Ülkü Hilal Çiftçi’yi 1923 Müzikali’nde iki kez izleme fırsatım oldu. O gün dikkatimi çekmişti. Bu kadar genç bir oyuncunun otizmli bir çocuğu canlandırırken, seyirciyi böyle alıp götürmesi takdiri hak ediyor. Ben onu izlerken gerçek bir yetenek görüyorum. Gülce ve Rüzgar yazın solmayacak bir rengi oldular. Doğa Karakaş, rüzgar karakteriyle, oyunculuğuyla hafızalardan kazınmayacak bir performans sergiledi. Özellikle abi kardeş uyumuna bayılıyorum.  Dönence bu yazın kalıcı dizisi diyebilirim. 
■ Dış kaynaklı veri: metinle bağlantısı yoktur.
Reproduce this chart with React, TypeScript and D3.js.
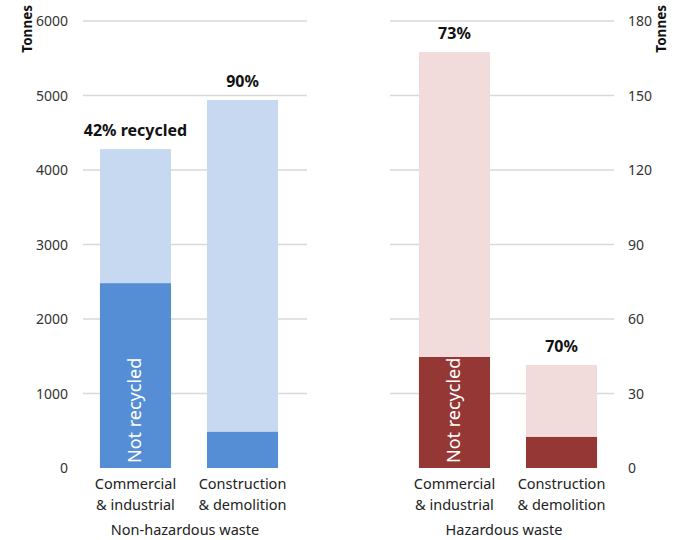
import React from "react";
import * as d3 from "d3";

const categories = ["Commercial\n& industrial", "Construction\n& demolition"];
const nonHazTotal = [4280, 4940];
const nonHazNotRecycled = [2480, 485];
const nonHazPct = ["42% recycled", "90%"];
const hazTotal = [167.5, 41.5];
const hazNotRecycled = [44.7, 12.5];
const hazPct = ["73%", "70%"];
const leftTicks = [0, 1000, 2000, 3000, 4000, 5000, 6000];
const rightTicks = [0, 30, 60, 90, 120, 150, 180];
const groupNames = ["Non-hazardous waste", "Hazardous waste"];

const FONT = "'Noto Sans', sans-serif";

export default function App() {
  const W = 677, H = 540;
  const y0 = 468, y1 = 21;
  const yL = d3.scaleLinear().domain([0, 6000]).range([y0, y1]);
  const yR = d3.scaleLinear().domain([0, 180]).range([y0, y1]);

  const panels = [
    { x0: 83, x1: 307, b0: 93, b1: 285, y: yL, total: nonHazTotal, nr: nonHazNotRecycled, pct: nonHazPct, dark: "#558ed5", light: "#c6d9f1", name: groupNames[0] },
    { x0: 390, x1: 614, b0: 412, b1: 604, y: yR, total: hazTotal, nr: hazNotRecycled, pct: hazPct, dark: "#953735", light: "#f2dcdb", name: groupNames[1] },
  ];

  return (
    <svg width={W} height={H} style={{ position: "absolute", left: 0, top: 0, fontFamily: FONT }}>
      {panels.map((p, pi) => {
        const xb = d3.scaleBand().domain(categories).range([p.b0, p.b1]).paddingInner(0.336).paddingOuter(0.065);
        const ticks = pi === 0 ? leftTicks : rightTicks;
        return (
          <g key={pi}>
            {ticks.filter((t) => t !== 0).map((t) => (
              <line key={t} x1={p.x0} x2={p.x1} y1={p.y(t)} y2={p.y(t)} stroke="#d9d9d9" strokeWidth={1.5} />
            ))}
            {categories.map((c, i) => {
              const x = xb(c)!;
              const bw = xb.bandwidth();
              const cx = x + bw / 2;
              return (
                <g key={c}>
                  <rect x={x} y={p.y(p.total[i])} width={bw} height={p.y(0) - p.y(p.total[i])} fill={p.light} />
                  <rect x={x} y={p.y(p.nr[i])} width={bw} height={p.y(0) - p.y(p.nr[i])} fill={p.dark} />
                  <text x={cx} y={p.y(p.total[i]) - 13} textAnchor="middle" fontSize={16} fontWeight="bold" fill="#111">
                    {p.pct[i]}
                  </text>
                  {c.split("\n").map((line, li) => (
                    <text key={li} x={cx} y={489 + li * 21} textAnchor="middle" fontSize={14.5} fill="#222">
                      {line}
                    </text>
                  ))}
                  {i === 0 && (
                    <text transform={`translate(${cx + 6},${y0 - 5}) rotate(-90)`} fontSize={18} fill="#fff">
                      Not recycled
                    </text>
                  )}
                </g>
              );
            })}
            <text x={(p.b0 + p.b1) / 2 - 4} y={535} textAnchor="middle" fontSize={14.5} fill="#222">{p.name}</text>
          </g>
        );
      })}
      {leftTicks.map((t) => (
        <text key={t} x={68} y={yL(t) + 5} textAnchor="end" fontSize={14} fill="#333">{t}</text>
      ))}
      {rightTicks.map((t) => (
        <text key={t} x={628} y={yR(t) + 5} textAnchor="start" fontSize={14} fill="#333">{t}</text>
      ))}
      <text transform="translate(32,5) rotate(-90)" textAnchor="end" fontSize={13.5} fontWeight="bold" fill="#111">Tonnes</text>
      <text transform="translate(666,5) rotate(-90)" textAnchor="end" fontSize={13.5} fontWeight="bold" fill="#111">Tonnes</text>
    </svg>
  );
}
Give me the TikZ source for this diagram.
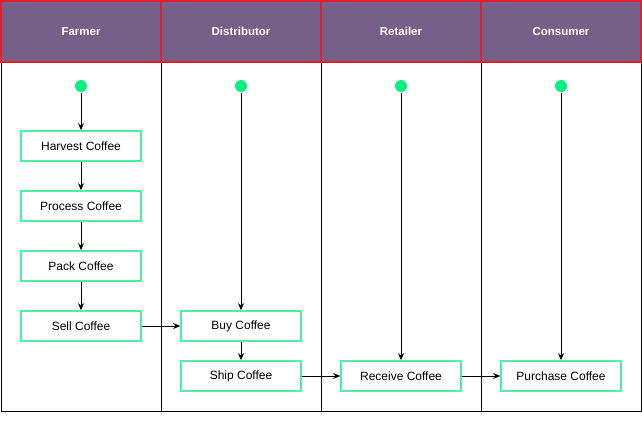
\documentclass[tikz,border=0pt]{standalone}
\usepackage{fontspec}
\setmainfont{Liberation Sans}
\usetikzlibrary{arrows.meta}
\definecolor{lanehead}{HTML}{76608A}
\definecolor{laneedge}{HTML}{E51C2A}
\definecolor{startgreen}{HTML}{00F080}
\definecolor{boxgreen}{HTML}{4DF0A0}

\begin{document}
\begin{tikzpicture}[x=1pt,y=-1pt,>={Stealth[length=7pt,width=6pt]},line width=1pt,
  lane/.style={draw=black,minimum width=160pt,minimum height=349pt,inner sep=0pt,outer sep=0pt},
  head/.style={draw=laneedge,fill=lanehead,line width=1.5pt,minimum width=160pt,minimum height=61pt,text=white,font=\fontsize{11.5}{14}\selectfont\bfseries,inner sep=0pt},
  start/.style={circle,fill=startgreen,minimum size=12pt,inner sep=0pt},
  act/.style={draw=boxgreen,fill=white,line width=1.6pt,minimum width=120pt,minimum height=30pt,font=\fontsize{12}{14}\selectfont}]
\useasboundingbox (0,0) rectangle (642,420);
% lanes
\node[lane] (bfarmer) at (81,236.5) {};
\node[lane] (bdist) at (241,236.5) {};
\node[lane] (bretail) at (401,236.5) {};
\node[lane] (bcons) at (561,236.5) {};
\node[head] (farmer) at (81,31.5) {Farmer};
\node[head] (dist) at (241,31.5) {Distributor};
\node[head] (retail) at (401,31.5) {Retailer};
\node[head] (cons) at (561,31.5) {Consumer};
% start points
\node[start] (sfarmer) at (81,86) {};
\node[start] (sdist) at (241,86) {};
\node[start] (sretail) at (401,86) {};
\node[start] (scons) at (561,86) {};
% activities
\node[act] (harvest) at (81,146) {Harvest Coffee};
\node[act] (process) at (81,206) {Process Coffee};
\node[act] (pack) at (81,266) {Pack Coffee};
\node[act] (sell) at (81,326) {Sell Coffee};
\node[act] (buy) at (241,326) {Buy Coffee};
\node[act] (ship) at (241,376) {Ship Coffee};
\node[act] (receive) at (401,376) {Receive Coffee};
\node[act] (purchase) at (561,376) {Purchase Coffee};
% flow
\draw[->] (sfarmer)--(harvest);
\draw[->] (harvest)--(process);
\draw[->] (process)--(pack);
\draw[->] (pack)--(sell);
\draw[->] (sell)--(buy);
\draw[->] (sdist)--(buy);
\draw[->] (buy)--(ship);
\draw[->] (ship)--(receive);
\draw[->] (sretail)--(receive);
\draw[->] (receive)--(purchase);
\draw[->] (scons)--(purchase);
\end{tikzpicture}
\end{document}
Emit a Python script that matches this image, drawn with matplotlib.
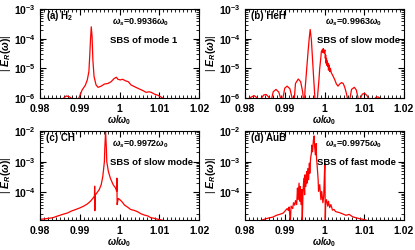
import numpy as np
import matplotlib
matplotlib.use("Agg")
import matplotlib.pyplot as plt
from matplotlib.ticker import MultipleLocator, LogLocator, NullFormatter, FixedFormatter, FixedLocator

plt.rcParams["font.family"] = ["Liberation Sans", "DejaVu Sans"]
plt.rcParams["font.weight"] = "bold"
plt.rcParams["mathtext.fontset"] = "custom"
plt.rcParams["mathtext.rm"] = "Liberation Sans:bold"
plt.rcParams["mathtext.it"] = "Liberation Sans:italic:bold"
plt.rcParams["mathtext.bf"] = "Liberation Sans:bold"

# (a) H2 : frequency and log10 |E_R|
x_a = [0.9857, 0.9866, 0.9874, 0.9881, 0.9889, 0.9897, 0.9906, 0.9914, 0.9919, 0.9923,
       0.9925, 0.9927, 0.9929, 0.9931, 0.9933, 0.9936, 0.9941, 0.9946, 0.9954, 0.9962,
       0.9971, 0.9979, 0.9986, 0.9992, 0.9996, 1.0002, 1.0008, 1.0015, 1.0022, 1.0029,
       1.0038, 1.0049, 1.0059, 1.0067, 1.0074, 1.0080, 1.0088, 1.0097, 1.0105, 1.0111]
lg_a = [-6.03, -5.93, -5.96, -6.03, -6.3, -6.03, -5.73, -5.57, -5.39, -5.11,
        -4.61, -4.04, -3.60, -3.93, -4.72, -5.28, -5.56, -5.64, -5.60, -5.53,
        -5.51, -5.45, -5.35, -5.30, -5.37, -5.39, -5.37, -5.42, -5.45, -5.56,
        -5.62, -5.69, -5.75, -5.81, -5.79, -5.81, -5.87, -5.91, -5.97, -6.03]

# (b) HeH
x_b = [0.9808, 0.9817, 0.9823, 0.9830, 0.9833, 0.9837, 0.9840, 0.9847, 0.9853, 0.9859,
       0.9863, 0.9865, 0.9867, 0.9871, 0.9878, 0.9885, 0.9890, 0.9893, 0.9895, 0.9900,
       0.9906, 0.9913, 0.9919, 0.9921, 0.9924, 0.9927, 0.9934, 0.9940, 0.9945, 0.9947,
       0.9949, 0.9951, 0.9955, 0.9959, 0.9962, 0.9964, 0.9967, 0.9969, 0.9972, 0.9976,
       0.9979, 0.9982, 0.9986, 0.9988, 0.9991, 0.9992, 0.9994, 0.9996, 0.9997, 0.9999,
       1.0001, 1.0002, 1.0003, 1.0004, 1.0005, 1.0006, 1.0007, 1.0008, 1.0009, 1.0010,
       1.0011, 1.0012, 1.0013, 1.0015, 1.0017, 1.0020, 1.0026, 1.0030, 1.0034, 1.0038,
       1.0043, 1.0047, 1.0051, 1.0055, 1.0058, 1.0061, 1.0064, 1.0068, 1.0075, 1.0080,
       1.0085, 1.0088, 1.0090, 1.0095, 1.0101, 1.0107, 1.0111, 1.0118, 1.0126, 1.0131,
       1.0136, 1.0141]
lg_b = [-6.03, -5.96, -5.92, -5.99, -6.03, -6.4, -6.03, -5.90, -5.88, -5.96,
        -6.03, -6.4, -6.03, -5.79, -5.71, -5.80, -6.03, -6.4, -6.03, -5.67,
        -5.60, -5.69, -6.03, -6.4, -6.03, -5.51, -5.36, -5.45, -5.79, -6.03,
        -6.4, -5.73, -5.06, -4.38, -3.93, -3.69, -4.04, -4.49, -5.17, -6.03,
        -6.4, -6.03, -5.39, -5.00, -4.61, -4.44, -4.38, -4.47, -4.33, -4.49,
        -4.38, -4.66, -4.55, -4.83, -4.66, -4.90, -4.75, -4.94, -4.83, -5.06,
        -4.92, -4.89, -5.11, -5.00, -5.15, -5.22, -5.39, -5.53, -5.60, -5.53,
        -5.48, -5.51, -5.64, -5.84, -6.03, -6.4, -6.03, -5.71, -5.64, -5.73,
        -6.03, -6.4, -6.03, -5.87, -5.84, -5.92, -6.03, -6.4, -6.03, -5.96,
        -5.97, -6.03]

# (c) CH
x_c = [0.9802, 0.9815, 0.9832, 0.9845, 0.9857, 0.9870, 0.9879, 0.9890, 0.9900, 0.9910,
       0.9919, 0.9927, 0.9934, 0.99370, 0.99375, 0.99380, 0.99385, 0.9943, 0.9949, 0.9954,
       0.9958, 0.9962, 0.9963, 0.9965, 0.9967, 0.9968, 0.9972, 0.9977, 0.9984, 0.9990,
       0.9993, 0.99935, 0.9994, 0.9997, 1.0001, 1.0007, 1.0013, 1.0020, 1.0028, 1.0037,
       1.0045, 1.0054, 1.0062, 1.0071, 1.0079, 1.0088, 1.0097, 1.0105, 1.0114]
lg_c = [-4.88, -4.86, -4.83, -4.77, -4.72, -4.67, -4.61, -4.56, -4.51, -4.45,
        -4.38, -4.29, -4.18, -4.12, -3.80, -4.60, -4.10, -4.02, -3.91, -3.75,
        -3.48, -3.00, -2.57, -2.02, -2.57, -3.00, -3.32, -3.54, -3.75, -3.86,
        -3.97, -3.54, -4.40, -4.20, -4.24, -4.32, -4.42, -4.48, -4.56, -4.59,
        -4.63, -4.70, -4.74, -4.77, -4.83, -4.85, -4.88, -4.90, -4.94]

# (d) AuB
x_d = [0.9844, 0.9853, 0.9862, 0.9870, 0.9879, 0.9887, 0.9896, 0.9902, 0.9906, 0.9909,
       0.9911, 0.9914, 0.9916, 0.9920, 0.9922, 0.9925, 0.9927, 0.9930, 0.9932, 0.9933,
       0.9936, 0.9938, 0.9939, 0.9941, 0.9943, 0.9944, 0.9946, 0.9948, 0.9950, 0.9951,
       0.9953, 0.9955, 0.9956, 0.9958, 0.9960, 0.9962, 0.9963, 0.9965, 0.9967, 0.9968,
       0.9970, 0.9972, 0.9974, 0.9975, 0.9977, 0.9979, 0.9980, 0.9982, 0.9984, 0.9985,
       0.9988, 0.9991, 0.9993, 0.9996, 0.9998, 1.0000, 1.0001, 1.0002, 1.0003, 1.0005,
       1.0008, 1.0010, 1.0013, 1.0016, 1.0020, 1.0024, 1.0028, 1.0037, 1.0045, 1.0054,
       1.0062, 1.0071, 1.0079, 1.0088, 1.0097, 1.0105]
lg_d = [-4.90, -4.86, -4.83, -4.81, -4.75, -4.72, -4.68, -4.59, -4.53, -4.59,
        -4.48, -4.95, -4.45, -4.53, -4.34, -4.42, -4.27, -4.40, -3.86, -4.24,
        -3.70, -4.29, -3.81, -4.40, -3.91, -4.95, -3.97, -3.54, -4.08, -3.43,
        -3.81, -3.32, -3.70, -3.22, -3.59, -3.05, -3.38, -2.89, -2.73, -2.46,
        -2.68, -2.30, -2.16, -2.46, -2.78, -2.41, -2.89, -3.22, -3.59, -3.97,
        -3.75, -4.24, -3.97, -4.34, -4.13, -3.32, -3.05, -4.95, -4.34, -4.24,
        -4.45, -4.29, -4.50, -4.40, -4.58, -4.56, -4.63, -4.66, -4.70, -4.75,
        -4.72, -4.80, -4.83, -4.86, -4.88, -4.91]

panels = [
    (x_a, lg_a, (1e-6, 1e-3), [-6, -5, -4, -3], "(a) H$_2$", "0.9936", "SBS of mode 1", 0.45, 0.44),
    (x_b, lg_b, (1e-6, 1e-3), [-6, -5, -4, -3], "(b) HeH", "0.9963", "SBS of slow mode", 0.50, 0.45),
    (x_c, lg_c, (1.25e-5, 1e-2), [-4, -3, -2], "(c) CH", "0.9972", "SBS of slow mode", 0.45, 0.44),
    (x_d, lg_d, (1.25e-5, 1e-2), [-4, -3, -2], "(d) AuB", "0.9975", "SBS of fast mode", 0.50, 0.45),
]

fig = plt.figure(figsize=(4.15, 2.5), dpi=100)
W, H = 415.0, 250.0
boxes = [(40, 9), (245, 9), (40, 131), (245, 131)]

for (xs, lg, ylim, decs, tag, ws, sbs, wx, sx), (l, t) in zip(panels, boxes):
    ax = fig.add_axes([l / W, 1 - (t + 89) / H, 159 / W, 89 / H])
    ax.plot(xs, 10 ** np.array(lg), color="red", lw=0.9)
    ax.set_yscale("log")
    ax.set_xlim(0.98, 1.02)
    ax.set_ylim(*ylim)
    ax.xaxis.set_major_locator(FixedLocator([0.98, 0.99, 1.0, 1.01, 1.02]))
    ax.xaxis.set_major_formatter(FixedFormatter(["0.98", "0.99", "1", "1.01", "1.02"]))
    ax.xaxis.set_minor_locator(MultipleLocator(0.001))
    ax.yaxis.set_major_locator(FixedLocator([10.0 ** d for d in decs]))
    ax.yaxis.set_major_formatter(FixedFormatter([r"10$^{%d}$" % d for d in decs]))
    ax.yaxis.set_minor_locator(LogLocator(base=10, subs=np.arange(2, 10)))
    ax.yaxis.set_minor_formatter(NullFormatter())
    ax.tick_params(which="both", direction="in", top=True, right=True, labelsize=7.5)
    ax.tick_params(axis="x", pad=4)
    ax.tick_params(axis="y", pad=3)
    ax.tick_params(which="major", length=4, width=0.8)
    ax.tick_params(which="minor", length=2, width=0.6)
    for s in ax.spines.values():
        s.set_linewidth(0.8)
    ax.set_xlabel(r"$\omega/\omega_0$", fontsize=7, labelpad=0)
    ax.set_ylabel(r"| $\mathit{E}_R(\omega)$|", fontsize=7.5, labelpad=1)
    ax.text(0.04, 0.92, tag, transform=ax.transAxes, fontsize=7, va="center")
    ax.text(wx, 0.85, r"$\omega_s$=" + ws + r"$\omega_0$", transform=ax.transAxes,
            fontsize=6.5, va="center")
    ax.text(sx, 0.65, sbs, transform=ax.transAxes, fontsize=6.8, va="center")

fig.savefig("out.png", dpi=100)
İzlerken merak uyandırmayan bir dizi varsa; o da Üvey Anne’dir. Cast yapılırken hiç mi büyük ekrana bakılmadı inanamıyorum. Sanki oyuncular “kurtarın beni” diye bağırıyor. Konu olarak da içime sindiremedim. Karısı öldükten sonra çocuklu zengin iş adamı avlama tekniklerinin kitabını, filmini o kadar çok yaptılar ki... Bu castla, o hikayenin yaşaması çok zor.  

Her yazın şarkısına ritim tuttuğumuz bir dizi olur; bu sezonun eğlenceli ritmi de Yaz Şarkısı... Karadeniz’in rüzgarıyla birlikte muhteşem bir frekans yakaladılar. Usta oyuncular ve son yılların gözde gençlerini bir araya toplandı. Kemal, Yaz ve Umut üçgeninde gelişmeleri ben de merakla izliyorum. Bir dizi merak uyandırıyorsa ufka açılması muhtemeldir. Bir Yaz dizisinde olması gereken her şey var. Bu şarkı bu sezon çok dinleneceğe benziyor.  

Bazı dizilerin kaderi nasip kısmettir, ama Kısmet değilmiş be... Kısmet farklı bir konsept yaratmak istemiş ama elinde patlamış gibi duruyor. Buna romantik komedi değil, absürt komedi diyebiliriz, ama bir yandan da romantizm kasıyorlar. Nasıl yürür bilmiyorum...  

Aşk Taktikleri 2 çok eğlenceliydi, Şükrü Özyıldız ve Demet Özdemir uyumu yine fark yarattı, ama Burcu Özberk ile büyü bozuldu. İkisini yan yana getiremedim. Ruhun duymaz; biraz sezon biraz yaz dizisinden esinlenilmiş bir hikaye yaratmaya çalışmış ama yakında patlar. Esas kızımız tam aradığımız romantik komedi kızlarından; güzel, eğlenceli, dans ediyor, esas oğlanla çekişiyor, pembe yalanlar söylüyor. Burcu Özberk her sene bir romantik komediyle ekran karşısına çıkıyor. Kraliçe tutmadı, çünkü artık o etiket Burcu Özberk’e de yapıştı.  

Bu yaz ekranlar baya dolu, daha inceleyemediğim birkaç dizi daha var. Ama popüler genel bir tablo çıkartmak gerekirse, bu yazın damga vuran işleri; Dönence, Yaz Şarkısı ve Kendi Düşen Ağlamaz gibi duruyor. Ekranın şifresini çözmek gün geçtikçe daha çok zorlaşıyor. Yolculuk başlayana kadar hiçbir şeyin garantisi yok. Eskiden klişeler hayat kurtarırdı, ama onu da dibine kadar harcadık. Artık rüzgar nereden eserse o yolunu çıkartıyor.